Tara Hayes, deputy director of health policy for the American Action Forum, said the Senate uses a slightly different formula to determine what those payments are. Based on an analysis she did on the House plan, she said states might have to pay less for elderly and disabled recipients under the Medicaid changes but a little more for low-income recipients. The burden would fall on state governments; Medicaid would remain an entitlement for all who qualify.
“It’s really likely these cuts are not going to make that big a difference,” she said.
The Senate bill also changes the way the law would treat the Medicaid expansion under Obamacare.
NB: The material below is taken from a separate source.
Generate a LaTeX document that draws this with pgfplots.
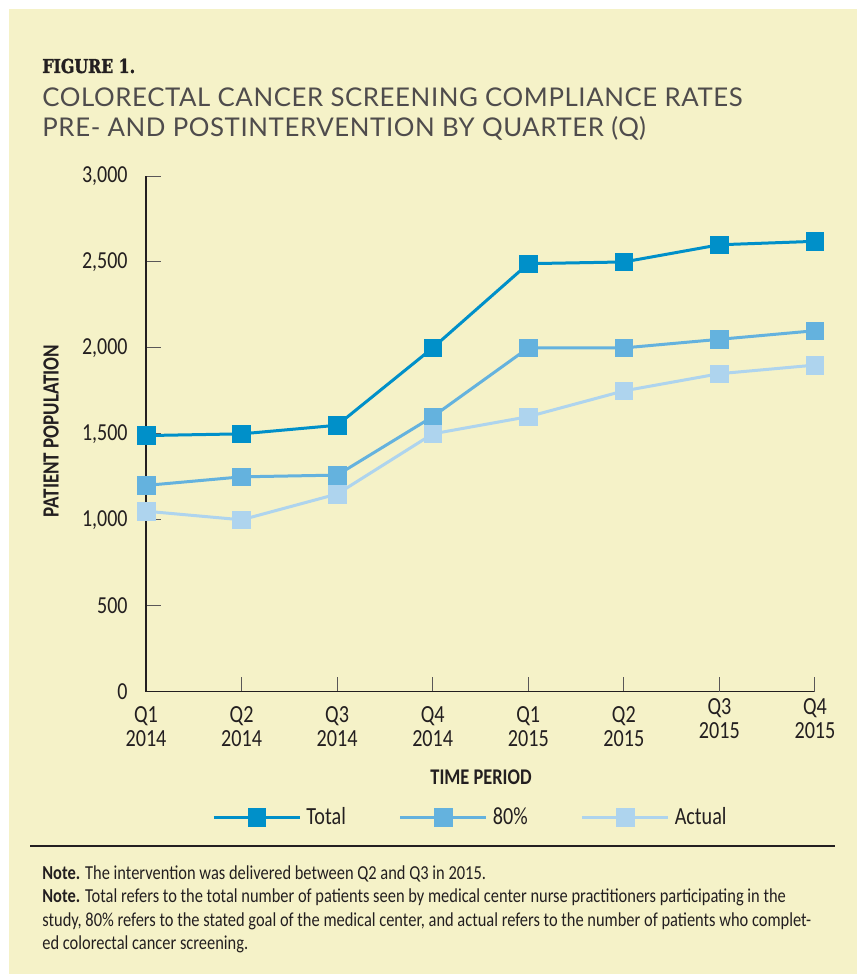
\documentclass[border=0pt]{standalone}
\usepackage{pgfplots}
\pgfplotsset{compat=1.18}
\usepackage{fontspec}
\setmainfont[FakeStretch=0.82]{Carlito}
\newfontfamily\notefont[FakeStretch=0.83]{Carlito}
\newfontfamily\titlefont[LetterSpace=2.3]{Lato}
\newfontfamily\figfont[FakeStretch=0.82, FakeBold=1.5]{DejaVu Serif}
\definecolor{bg}{RGB}{245,242,200}
\definecolor{ctotal}{RGB}{0,144,201}
\definecolor{ceighty}{RGB}{100,178,222}
\definecolor{cactual}{RGB}{174,212,238}
\definecolor{ink}{RGB}{35,31,32}
\begin{document}
\begin{tikzpicture}
\path[fill=white] (0pt,0pt) rectangle (428.5pt,-487pt);
\fill[bg] (4.5pt,-4.5pt) rectangle (428.5pt,-487pt);
\node[anchor=base west, inner sep=0pt, text=ink] at (21pt,-36.5pt) {\figfont\fontsize{9.6}{10}\selectfont\bfseries FIGURE 1.};
\node[anchor=base west, inner sep=0pt, text=ink!80] at (21pt,-53pt) {\titlefont\fontsize{12.9}{14}\selectfont COLORECTAL CANCER SCREENING COMPLIANCE RATES};
\node[anchor=base west, inner sep=0pt, text=ink!80] at (21pt,-68.5pt) {\titlefont\fontsize{12.9}{14}\selectfont PRE- AND POSTINTERVENTION BY QUARTER (Q)};
\begin{axis}[
  at={(73pt,-345.85pt)}, anchor=south west,
  scale only axis, width=334.5pt, height=257.85pt,
  xmin=0, xmax=7, ymin=0, ymax=3000,
  clip=false,
  axis lines=left,
  axis line style={-, draw=ink, line width=0.75pt},
  tick align=inside, major tick length=7.5pt,
  tick style={draw=ink!75, line width=0.5pt},
  xtick={0,...,5},
  xticklabels={{Q1\\2014},{Q2\\2014},{Q3\\2014},{Q4\\2014},{Q1\\2015},{Q2\\2015}},
  extra x ticks={6,7},
  extra x tick labels={{Q3\\2015},{Q4\\2015}},
  extra x tick style={xticklabel style={yshift=4pt}},
  xticklabel style={align=center, anchor=north, inner sep=0pt, yshift=-7pt, font=\fontsize{12.3}{12.2}\selectfont, text=ink},
  ytick={0,500,...,3000},
  yticklabel style={anchor=east, inner sep=0pt, xshift=-9pt, font=\fontsize{12.2}{13}\selectfont, text=ink},
  /pgf/number format/assume math mode=true,
  /pgf/number format/1000 sep={,},
  legend columns=3,
  legend style={draw=none, fill=none, at={(0.0987,-0.244)}, anchor=west, inner sep=0pt,
    font=\fontsize{12.3}{13}\selectfont, text=ink,
    /tikz/every even column/.append style={column sep=24pt},
    nodes={inner sep=2.5pt}},
  legend image code/.code={\draw[mark repeat=2,mark phase=2,#1] plot coordinates {(0pt,0pt) (21.5pt,0pt) (43pt,0pt)};},
  every axis plot/.append style={line width=1.5pt, mark=square*, mark size=4.4pt},
]
\addplot[color=ctotal, mark options={line width=0.3pt, fill=ctotal, draw=ctotal}] coordinates {
(0,1490) (1,1500) (2,1550) (3,2000) (4,2490) (5,2500) (6,2600) (7,2620)};
\addlegendentry{Total}
\addplot[color=ceighty, mark options={line width=0.3pt, fill=ceighty, draw=ceighty}] coordinates {
(0,1200) (1,1250) (2,1260) (3,1600) (4,2000) (5,2000) (6,2050) (7,2100)};
\addlegendentry{80\%}
\addplot[color=cactual, mark options={line width=0.3pt, fill=cactual, draw=cactual}] coordinates {
(0,1050) (1,1000) (2,1150) (3,1500) (4,1600) (5,1750) (6,1850) (7,1900)};
\addlegendentry{Actual}
\end{axis}
\node[rotate=90, inner sep=0pt, text=ink] at (25.5pt,-215.5pt) {\fontsize{11.6}{12}\selectfont\bfseries PATIENT POPULATION};
\node[inner sep=0pt, text=ink] at (240.5pt,-388.5pt) {\fontsize{11.2}{12}\selectfont\bfseries TIME PERIOD};
\draw[ink, line width=0.6pt] (15pt,-423pt) -- (417.5pt,-423pt);
\begin{scope}[every node/.style={anchor=base west, inner sep=0pt, text=ink, font=\notefont\fontsize{9.9}{11}\selectfont}]
\node at (21pt,-439.5pt) {\textbf{Note.} The intervention was delivered between Q2 and Q3 in 2015.};
\node at (21pt,-451.3pt) {\textbf{Note.} Total refers to the total number of patients seen by medical center nurse practitioners participating in the};
\node at (21pt,-463pt) {study, 80\% refers to the stated goal of the medical center, and actual refers to the number of patients who complet-};
\node at (21pt,-474.7pt) {ed colorectal cancer screening.};
\end{scope}
\end{tikzpicture}
\end{document}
Under the House plan, states would not get higher reimbursements — currently 90 percent — from the federal government for new recipients who earn too much to qualify for Medicaid under pre-Obamacare rules. But those changes would not apply to current Medicaid recipients unless they left the program and then signed back up again.
The Senate bill replaces that with a three-year phaseout beginning in 2021. The federal reimbursement rate for the expansion population would drop to 85 percent, 80 percent, and 75 percent each of the following three years. After that, the expansion population would be treated like all other Medicaid recipients and there would be no provision grandfathering existing patients.
The plan relies on lower Medicaid cuts in the early years and steeper reductions in the out years, compared to the House plan. Hayes said that could be a way to kick the can down the road.
“The reality is that’s always a possibility,” she said. “You never know what a future Congress is going to do.”
Much of the early reporting on the Senate plan has characterized it from switching from age-based tax credits favored by the House to income-based subsidies more similar to Obamacare. Christopher Holt, director of health policy at the American Action Forum, said his reading of the bill suggests it’s a blend of both approaches.
Holt said it more closely resembles a transition period in the House plan.
“It looks a lot like the transition credits in the House bill,” he said. “They just adjusted more for income than in the House transition.”